--- Begin Supplied records ---
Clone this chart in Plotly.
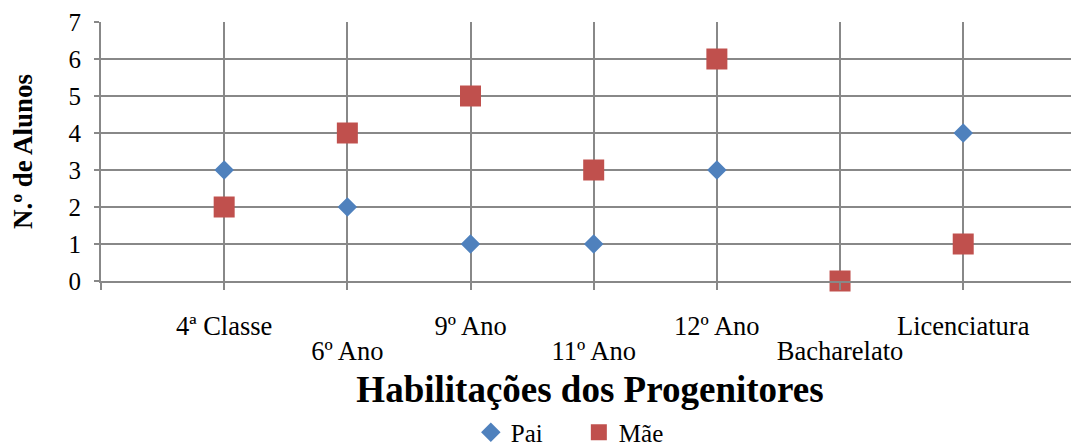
import plotly.graph_objects as go

categories = ["4ª Classe", "6º Ano", "9º Ano", "11º Ano", "12º Ano", "Bacharelato", "Licenciatura"]
pai = [3, 2, 1, 1, 3, 0, 4]
mae = [2, 4, 5, 3, 6, 0, 1]
y_ticks = [0, 1, 2, 3, 4, 5, 6, 7]

xpos = list(range(len(categories)))
even_pos = [p for p in xpos if p % 2 == 0]

SERIF = "Liberation Serif, Times New Roman, serif"
GRID = "#888888"
XRANGE = [-1, 6.94]

fig = go.Figure()
fig.add_trace(go.Scatter(x=xpos, y=pai, mode="markers", name="Pai",
                         marker=dict(symbol="diamond", size=15, color="#4F81BD"),
                         cliponaxis=False))
fig.add_trace(go.Scatter(x=xpos, y=mae, mode="markers", name="Mãe", xaxis="x2",
                         marker=dict(symbol="square", size=21, color="#C0504D"),
                         cliponaxis=False))

fig.update_layout(
    width=1071, height=440,
    margin=dict(l=93, r=0, t=14, b=167),
    paper_bgcolor="white", plot_bgcolor="white",
    font=dict(family=SERIF, color="black", size=25),
    showlegend=True,
    legend=dict(orientation="h", xref="container", x=0.533, xanchor="center",
                yref="container", y=0.035, yanchor="middle",
                font=dict(size=25, family=SERIF), itemwidth=30, tracegroupgap=0,
                entrywidth=63),
    xaxis=dict(range=XRANGE, tickvals=even_pos,
               ticktext=[categories[p] for p in even_pos], tickangle=0,
               showgrid=False,
               ticks="", showline=True, linecolor=GRID, linewidth=2,
               zeroline=False, tickfont=dict(size=26.5, family=SERIF),
               ticklabelstandoff=20, automargin=False,
               title=dict(text="<b>Habilitações dos Progenitores</b>",
                          font=dict(size=37, family=SERIF), standoff=75)),
    xaxis2=dict(range=XRANGE, overlaying="x", side="bottom", anchor="y", matches="x",
                tickvals=[-1] + xpos,
                ticktext=[""] + ["" if p % 2 == 0 else categories[p] for p in xpos],
                tickangle=0, showgrid=True, gridcolor=GRID, gridwidth=2,
                ticks="outside", ticklen=8, tickwidth=2, tickcolor=GRID,
                showline=False, zeroline=False,
                tickfont=dict(size=26.5, family=SERIF),
                ticklabelstandoff=38, automargin=False),
    yaxis=dict(range=[0, 7], tickvals=y_ticks, showgrid=True, gridcolor=GRID, gridwidth=2,
               ticks="outside", ticklen=5, tickwidth=2, tickcolor=GRID,
               showline=True, linecolor=GRID, linewidth=2, zeroline=False,
               tickfont=dict(size=25, family=SERIF), ticklabelstandoff=8,
               automargin=False,
               title=dict(text="<b>N.º de Alunos</b>", font=dict(size=27, family=SERIF), standoff=30)),
)

fig.write_html("out.html")
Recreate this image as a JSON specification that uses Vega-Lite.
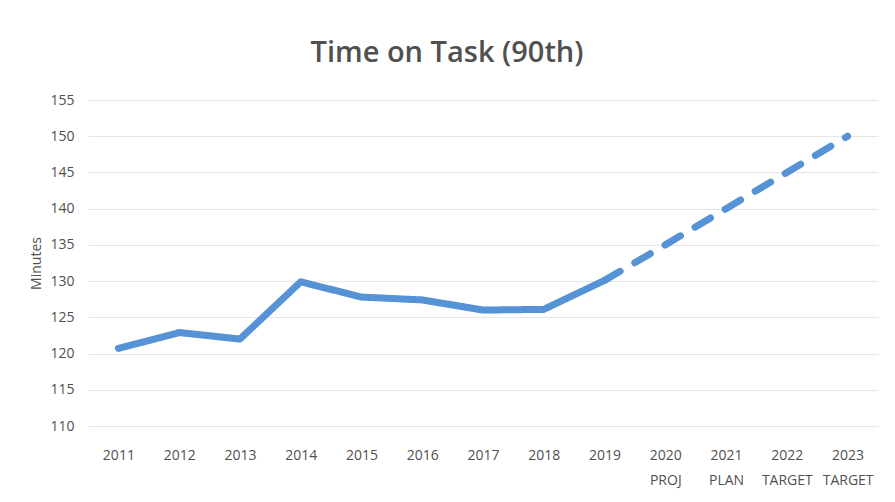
--- End Supplied records ---
From the first line above to the line containing "XRANGE = [-1, 6.94]", repeat each line exactly. Pictures stay out.

Written answer -
Clone this chart in Plotly.
import plotly.graph_objects as go

categories = ["4ª Classe", "6º Ano", "9º Ano", "11º Ano", "12º Ano", "Bacharelato", "Licenciatura"]
pai = [3, 2, 1, 1, 3, 0, 4]
mae = [2, 4, 5, 3, 6, 0, 1]
y_ticks = [0, 1, 2, 3, 4, 5, 6, 7]

xpos = list(range(len(categories)))
even_pos = [p for p in xpos if p % 2 == 0]

SERIF = "Liberation Serif, Times New Roman, serif"
GRID = "#888888"
XRANGE = [-1, 6.94]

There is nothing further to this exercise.